┌─ DATASET EXCERPT

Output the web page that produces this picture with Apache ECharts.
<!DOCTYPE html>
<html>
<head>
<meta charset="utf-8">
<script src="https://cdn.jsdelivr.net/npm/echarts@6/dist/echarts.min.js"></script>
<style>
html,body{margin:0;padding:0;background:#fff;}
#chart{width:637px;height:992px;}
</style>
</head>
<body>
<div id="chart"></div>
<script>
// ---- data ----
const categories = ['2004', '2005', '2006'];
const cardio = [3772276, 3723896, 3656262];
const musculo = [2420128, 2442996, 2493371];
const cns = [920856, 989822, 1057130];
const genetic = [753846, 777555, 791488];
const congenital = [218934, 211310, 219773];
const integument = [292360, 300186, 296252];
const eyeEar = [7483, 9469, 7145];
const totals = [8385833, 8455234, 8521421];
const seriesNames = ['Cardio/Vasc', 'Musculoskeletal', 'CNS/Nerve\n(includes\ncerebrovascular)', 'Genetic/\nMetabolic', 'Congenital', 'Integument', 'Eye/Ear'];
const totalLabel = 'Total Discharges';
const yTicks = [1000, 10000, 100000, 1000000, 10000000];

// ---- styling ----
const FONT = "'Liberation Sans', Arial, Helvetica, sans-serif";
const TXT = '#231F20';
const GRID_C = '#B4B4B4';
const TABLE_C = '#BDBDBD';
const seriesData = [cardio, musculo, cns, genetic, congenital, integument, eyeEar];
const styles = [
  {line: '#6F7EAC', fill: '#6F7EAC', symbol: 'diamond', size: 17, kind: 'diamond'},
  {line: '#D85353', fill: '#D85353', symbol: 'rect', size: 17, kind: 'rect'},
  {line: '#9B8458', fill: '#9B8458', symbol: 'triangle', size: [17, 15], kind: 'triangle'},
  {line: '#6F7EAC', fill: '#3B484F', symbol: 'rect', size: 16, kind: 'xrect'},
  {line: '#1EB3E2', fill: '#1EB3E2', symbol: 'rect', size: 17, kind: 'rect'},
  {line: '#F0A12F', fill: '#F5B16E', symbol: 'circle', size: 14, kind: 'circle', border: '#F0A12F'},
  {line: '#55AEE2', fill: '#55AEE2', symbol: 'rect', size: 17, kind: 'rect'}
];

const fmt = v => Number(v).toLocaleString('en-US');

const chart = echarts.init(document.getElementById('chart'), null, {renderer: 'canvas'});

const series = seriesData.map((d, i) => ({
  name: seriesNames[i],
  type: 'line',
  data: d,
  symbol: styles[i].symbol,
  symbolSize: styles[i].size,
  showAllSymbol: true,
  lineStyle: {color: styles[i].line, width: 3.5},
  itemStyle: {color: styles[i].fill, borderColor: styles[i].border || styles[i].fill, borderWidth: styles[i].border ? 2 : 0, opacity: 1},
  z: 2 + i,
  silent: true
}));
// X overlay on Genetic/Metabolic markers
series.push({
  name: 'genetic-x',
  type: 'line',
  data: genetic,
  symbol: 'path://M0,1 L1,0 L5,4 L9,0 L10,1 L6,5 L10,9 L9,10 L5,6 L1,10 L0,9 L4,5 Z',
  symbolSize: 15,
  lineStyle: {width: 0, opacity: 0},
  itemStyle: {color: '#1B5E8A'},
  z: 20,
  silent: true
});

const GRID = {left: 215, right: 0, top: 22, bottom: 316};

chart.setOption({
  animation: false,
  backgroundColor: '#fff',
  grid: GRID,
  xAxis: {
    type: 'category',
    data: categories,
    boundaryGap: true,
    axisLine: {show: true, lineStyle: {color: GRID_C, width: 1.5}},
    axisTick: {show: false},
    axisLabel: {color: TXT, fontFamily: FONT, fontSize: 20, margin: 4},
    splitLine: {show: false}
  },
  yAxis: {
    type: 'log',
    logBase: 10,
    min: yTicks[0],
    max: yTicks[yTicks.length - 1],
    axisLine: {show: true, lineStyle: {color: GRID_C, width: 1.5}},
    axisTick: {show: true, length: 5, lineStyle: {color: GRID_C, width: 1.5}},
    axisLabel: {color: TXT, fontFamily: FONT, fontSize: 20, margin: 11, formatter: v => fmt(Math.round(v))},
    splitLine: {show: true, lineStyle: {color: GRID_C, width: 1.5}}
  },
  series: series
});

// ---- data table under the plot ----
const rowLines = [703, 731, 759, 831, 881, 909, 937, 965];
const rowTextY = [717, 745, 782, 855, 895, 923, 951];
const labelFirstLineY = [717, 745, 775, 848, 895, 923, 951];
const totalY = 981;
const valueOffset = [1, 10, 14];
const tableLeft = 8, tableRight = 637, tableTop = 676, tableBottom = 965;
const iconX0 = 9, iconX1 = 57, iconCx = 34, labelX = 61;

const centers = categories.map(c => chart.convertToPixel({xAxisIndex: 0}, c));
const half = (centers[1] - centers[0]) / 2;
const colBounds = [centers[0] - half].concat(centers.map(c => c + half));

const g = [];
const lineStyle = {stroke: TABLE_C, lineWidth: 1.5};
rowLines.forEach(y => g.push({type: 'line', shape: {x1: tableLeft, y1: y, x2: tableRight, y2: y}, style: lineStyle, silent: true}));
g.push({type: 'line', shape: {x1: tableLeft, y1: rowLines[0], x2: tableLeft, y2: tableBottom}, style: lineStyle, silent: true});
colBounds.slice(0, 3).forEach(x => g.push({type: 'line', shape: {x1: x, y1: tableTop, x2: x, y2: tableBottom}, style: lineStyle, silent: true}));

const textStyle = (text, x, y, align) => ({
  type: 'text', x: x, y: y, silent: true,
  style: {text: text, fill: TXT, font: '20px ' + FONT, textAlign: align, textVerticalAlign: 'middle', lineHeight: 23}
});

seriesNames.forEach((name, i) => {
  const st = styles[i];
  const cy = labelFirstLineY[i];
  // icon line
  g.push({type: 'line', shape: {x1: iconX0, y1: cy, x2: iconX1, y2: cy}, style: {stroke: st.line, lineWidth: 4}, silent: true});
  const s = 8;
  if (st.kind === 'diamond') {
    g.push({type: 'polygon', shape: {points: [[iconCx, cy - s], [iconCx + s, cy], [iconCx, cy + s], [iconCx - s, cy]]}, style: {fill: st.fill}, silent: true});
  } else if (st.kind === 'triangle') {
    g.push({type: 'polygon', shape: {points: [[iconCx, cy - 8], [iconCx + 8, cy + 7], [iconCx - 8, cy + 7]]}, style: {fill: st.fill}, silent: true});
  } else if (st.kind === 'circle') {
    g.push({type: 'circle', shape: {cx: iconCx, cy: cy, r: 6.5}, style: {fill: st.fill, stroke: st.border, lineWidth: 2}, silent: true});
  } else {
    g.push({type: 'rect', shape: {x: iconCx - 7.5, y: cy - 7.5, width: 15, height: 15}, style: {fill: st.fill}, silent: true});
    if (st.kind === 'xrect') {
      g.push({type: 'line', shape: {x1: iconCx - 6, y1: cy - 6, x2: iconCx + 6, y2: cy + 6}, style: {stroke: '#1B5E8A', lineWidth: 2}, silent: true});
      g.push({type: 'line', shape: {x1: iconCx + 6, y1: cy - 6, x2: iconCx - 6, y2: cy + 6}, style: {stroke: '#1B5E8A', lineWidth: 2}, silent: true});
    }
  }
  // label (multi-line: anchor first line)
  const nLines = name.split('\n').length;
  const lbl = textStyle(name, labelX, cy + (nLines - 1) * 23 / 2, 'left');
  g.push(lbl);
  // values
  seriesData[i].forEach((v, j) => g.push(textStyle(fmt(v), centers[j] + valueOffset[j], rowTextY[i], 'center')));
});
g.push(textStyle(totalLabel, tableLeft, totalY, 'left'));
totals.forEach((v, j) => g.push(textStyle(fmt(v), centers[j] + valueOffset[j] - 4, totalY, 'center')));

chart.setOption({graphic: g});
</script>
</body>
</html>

└─

● **JOB**: Your task is to quote the listing above word for word.

● **THE COMPLETED TASK**:
Output the web page that produces this picture with Apache ECharts.
<!DOCTYPE html>
<html>
<head>
<meta charset="utf-8">
<script src="https://cdn.jsdelivr.net/npm/echarts@6/dist/echarts.min.js"></script>
<style>
html,body{margin:0;padding:0;background:#fff;}
#chart{width:637px;height:992px;}
</style>
</head>
<body>
<div id="chart"></div>
<script>
// ---- data ----
const categories = ['2004', '2005', '2006'];
const cardio = [3772276, 3723896, 3656262];
const musculo = [2420128, 2442996, 2493371];
const cns = [920856, 989822, 1057130];
const genetic = [753846, 777555, 791488];
const congenital = [218934, 211310, 219773];
const integument = [292360, 300186, 296252];
const eyeEar = [7483, 9469, 7145];
const totals = [8385833, 8455234, 8521421];
const seriesNames = ['Cardio/Vasc', 'Musculoskeletal', 'CNS/Nerve\n(includes\ncerebrovascular)', 'Genetic/\nMetabolic', 'Congenital', 'Integument', 'Eye/Ear'];
const totalLabel = 'Total Discharges';
const yTicks = [1000, 10000, 100000, 1000000, 10000000];

// ---- styling ----
const FONT = "'Liberation Sans', Arial, Helvetica, sans-serif";
const TXT = '#231F20';
const GRID_C = '#B4B4B4';
const TABLE_C = '#BDBDBD';
const seriesData = [cardio, musculo, cns, genetic, congenital, integument, eyeEar];
const styles = [
  {line: '#6F7EAC', fill: '#6F7EAC', symbol: 'diamond', size: 17, kind: 'diamond'},
  {line: '#D85353', fill: '#D85353', symbol: 'rect', size: 17, kind: 'rect'},
  {line: '#9B8458', fill: '#9B8458', symbol: 'triangle', size: [17, 15], kind: 'triangle'},
  {line: '#6F7EAC', fill: '#3B484F', symbol: 'rect', size: 16, kind: 'xrect'},
  {line: '#1EB3E2', fill: '#1EB3E2', symbol: 'rect', size: 17, kind: 'rect'},
  {line: '#F0A12F', fill: '#F5B16E', symbol: 'circle', size: 14, kind: 'circle', border: '#F0A12F'},
  {line: '#55AEE2', fill: '#55AEE2', symbol: 'rect', size: 17, kind: 'rect'}
];

const fmt = v => Number(v).toLocaleString('en-US');

const chart = echarts.init(document.getElementById('chart'), null, {renderer: 'canvas'});

const series = seriesData.map((d, i) => ({
  name: seriesNames[i],
  type: 'line',
  data: d,
  symbol: styles[i].symbol,
  symbolSize: styles[i].size,
  showAllSymbol: true,
  lineStyle: {color: styles[i].line, width: 3.5},
  itemStyle: {color: styles[i].fill, borderColor: styles[i].border || styles[i].fill, borderWidth: styles[i].border ? 2 : 0, opacity: 1},
  z: 2 + i,
  silent: true
}));
// X overlay on Genetic/Metabolic markers
series.push({
  name: 'genetic-x',
  type: 'line',
  data: genetic,
  symbol: 'path://M0,1 L1,0 L5,4 L9,0 L10,1 L6,5 L10,9 L9,10 L5,6 L1,10 L0,9 L4,5 Z',
  symbolSize: 15,
  lineStyle: {width: 0, opacity: 0},
  itemStyle: {color: '#1B5E8A'},
  z: 20,
  silent: true
});

const GRID = {left: 215, right: 0, top: 22, bottom: 316};

chart.setOption({
  animation: false,
  backgroundColor: '#fff',
  grid: GRID,
  xAxis: {
    type: 'category',
    data: categories,
    boundaryGap: true,
    axisLine: {show: true, lineStyle: {color: GRID_C, width: 1.5}},
    axisTick: {show: false},
    axisLabel: {color: TXT, fontFamily: FONT, fontSize: 20, margin: 4},
    splitLine: {show: false}
  },
  yAxis: {
    type: 'log',
    logBase: 10,
    min: yTicks[0],
    max: yTicks[yTicks.length - 1],
    axisLine: {show: true, lineStyle: {color: GRID_C, width: 1.5}},
    axisTick: {show: true, length: 5, lineStyle: {color: GRID_C, width: 1.5}},
    axisLabel: {color: TXT, fontFamily: FONT, fontSize: 20, margin: 11, formatter: v => fmt(Math.round(v))},
    splitLine: {show: true, lineStyle: {color: GRID_C, width: 1.5}}
  },
  series: series
});

// ---- data table under the plot ----
const rowLines = [703, 731, 759, 831, 881, 909, 937, 965];
const rowTextY = [717, 745, 782, 855, 895, 923, 951];
const labelFirstLineY = [717, 745, 775, 848, 895, 923, 951];
const totalY = 981;
const valueOffset = [1, 10, 14];
const tableLeft = 8, tableRight = 637, tableTop = 676, tableBottom = 965;
const iconX0 = 9, iconX1 = 57, iconCx = 34, labelX = 61;

const centers = categories.map(c => chart.convertToPixel({xAxisIndex: 0}, c));
const half = (centers[1] - centers[0]) / 2;
const colBounds = [centers[0] - half].concat(centers.map(c => c + half));

const g = [];
const lineStyle = {stroke: TABLE_C, lineWidth: 1.5};
rowLines.forEach(y => g.push({type: 'line', shape: {x1: tableLeft, y1: y, x2: tableRight, y2: y}, style: lineStyle, silent: true}));
g.push({type: 'line', shape: {x1: tableLeft, y1: rowLines[0], x2: tableLeft, y2: tableBottom}, style: lineStyle, silent: true});
colBounds.slice(0, 3).forEach(x => g.push({type: 'line', shape: {x1: x, y1: tableTop, x2: x, y2: tableBottom}, style: lineStyle, silent: true}));

const textStyle = (text, x, y, align) => ({
  type: 'text', x: x, y: y, silent: true,
  style: {text: text, fill: TXT, font: '20px ' + FONT, textAlign: align, textVerticalAlign: 'middle', lineHeight: 23}
});

seriesNames.forEach((name, i) => {
  const st = styles[i];
  const cy = labelFirstLineY[i];
  // icon line
  g.push({type: 'line', shape: {x1: iconX0, y1: cy, x2: iconX1, y2: cy}, style: {stroke: st.line, lineWidth: 4}, silent: true});
  const s = 8;
  if (st.kind === 'diamond') {
    g.push({type: 'polygon', shape: {points: [[iconCx, cy - s], [iconCx + s, cy], [iconCx, cy + s], [iconCx - s, cy]]}, style: {fill: st.fill}, silent: true});
  } else if (st.kind === 'triangle') {
    g.push({type: 'polygon', shape: {points: [[iconCx, cy - 8], [iconCx + 8, cy + 7], [iconCx - 8, cy + 7]]}, style: {fill: st.fill}, silent: true});
  } else if (st.kind === 'circle') {
    g.push({type: 'circle', shape: {cx: iconCx, cy: cy, r: 6.5}, style: {fill: st.fill, stroke: st.border, lineWidth: 2}, silent: true});
  } else {
    g.push({type: 'rect', shape: {x: iconCx - 7.5, y: cy - 7.5, width: 15, height: 15}, style: {fill: st.fill}, silent: true});
    if (st.kind === 'xrect') {
      g.push({type: 'line', shape: {x1: iconCx - 6, y1: cy - 6, x2: iconCx + 6, y2: cy + 6}, style: {stroke: '#1B5E8A', lineWidth: 2}, silent: true});
      g.push({type: 'line', shape: {x1: iconCx + 6, y1: cy - 6, x2: iconCx - 6, y2: cy + 6}, style: {stroke: '#1B5E8A', lineWidth: 2}, silent: true});
    }
  }
  // label (multi-line: anchor first line)
  const nLines = name.split('\n').length;
  const lbl = textStyle(name, labelX, cy + (nLines - 1) * 23 / 2, 'left');
  g.push(lbl);
  // values
  seriesData[i].forEach((v, j) => g.push(textStyle(fmt(v), centers[j] + valueOffset[j], rowTextY[i], 'center')));
});
g.push(textStyle(totalLabel, tableLeft, totalY, 'left'));
totals.forEach((v, j) => g.push(textStyle(fmt(v), centers[j] + valueOffset[j] - 4, totalY, 'center')));

chart.setOption({graphic: g});
</script>
</body>
</html>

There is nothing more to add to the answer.